When the warning signs are ignored: the fall of Bury, the heartache of a community
Bury fan, James Bentley, relives the pain felt on the day his club died, and explains why it should never happen again
THE 27th of August was an important date for me as a Bury fan. It was on that date that I went to my first-ever game, against Wolverhampton Wanderers on the first day of the 1988/89 season. Wolves had been promoted from Division Four the previous season and their fans had caused carnage on the first day of that campaign at Scarborough.
Fearing a repeat of the same, Greater Manchester Police ordered Bury to kick-off at 11am. They did, and Jamie Hoyland scored the first goal of the 1988/89 season anywhere in the country as he set Bury on the road to a 3-1 win. Saint and Greavsie referred to the game on that afternoon’s edition of their lunchtime programme. It’s on YouTube.
Exactly 31 years to the day later, Bury were expelled from the Football League. When the news broke at 11.05pm on that summer night in 2019, it felt like the strongest punch to the gut I personally would ever experience. With it, the chain holding an anchor in the life of all fans was cut. Routines which acted as a lifeline for the wellbeing of so many, no matter what the result on the pitch, were lost in a wave of a pen.
This ultimate punishment came from two sources: First, after former chairman Stewart Day ran up colossal debts which went unpaid as he chased his personal dream of Championship football with marquee signings on wages that Bury simply couldn’t afford. Second, after his successor Steve Dale – a man with a proven track record of taking over companies, taking what he could from them and then leaving them to rot - refused to do a thing about paying the very same debts.
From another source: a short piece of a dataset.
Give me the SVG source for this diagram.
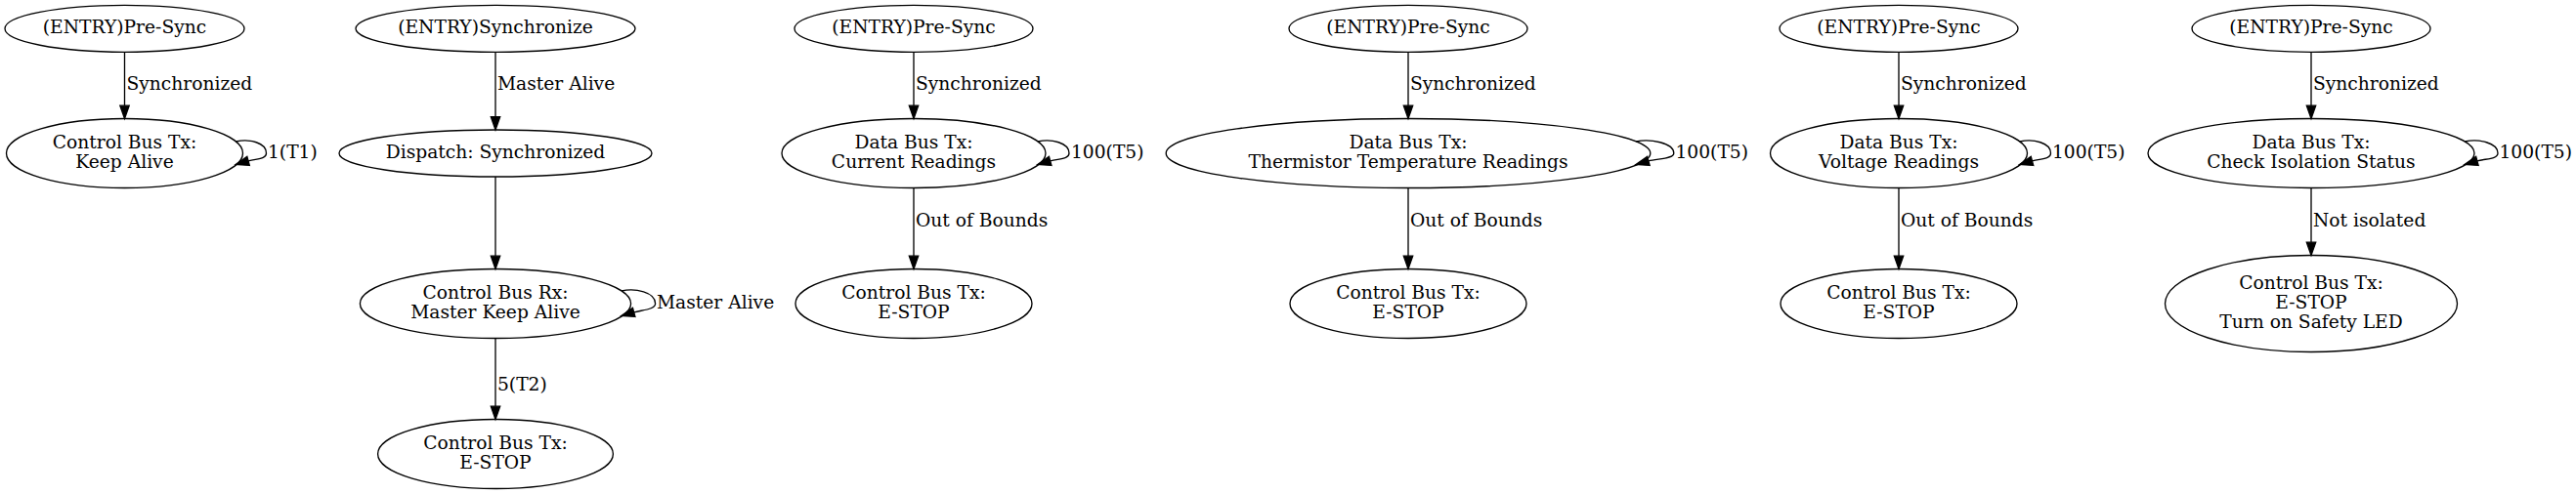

Whether the business he took over was a sawmill that employed 20 people or a 134-year-old, twice-FA Cup-winning football club woven into the DNA of thousands and thousands of fanatics for whom their support was the defining characteristic of their lives, Dale simply didn’t care. This was how he made his living and mere sentiment wasn’t going to get in the way of that.
Red flags about Day’s spending, which then led Dale to the club, weren’t so much being raised as waved frantically as he began to make his mark, but nothing was done. When he could be bothered holding an AGM, legitimate concerns from petrified supporters were casually and arrogantly batted away. When scrutiny into the danger he was dragging the club into was desperately needed, there was none.
We can talk all day about the heritage of Bury Football Club and what – and who – it gave to the English game over those 134 years. But the expulsion of any club from the Football League would be a tragedy, even if they hadn’t won the cup by a record margin or been the club that had given Colin Bell, Alec Lindsay, Terry McDermott, Neville Southall and so many more their start in the professional game.
Any club’s fans being marooned without the focal point of their lives is devastating. We speak from experience that warnings can’t be ignored, that non-action isn’t an option and that no fans – the most important people at any club – should ever find themselves in the position that Bury fans found themselves on 27 August 2019.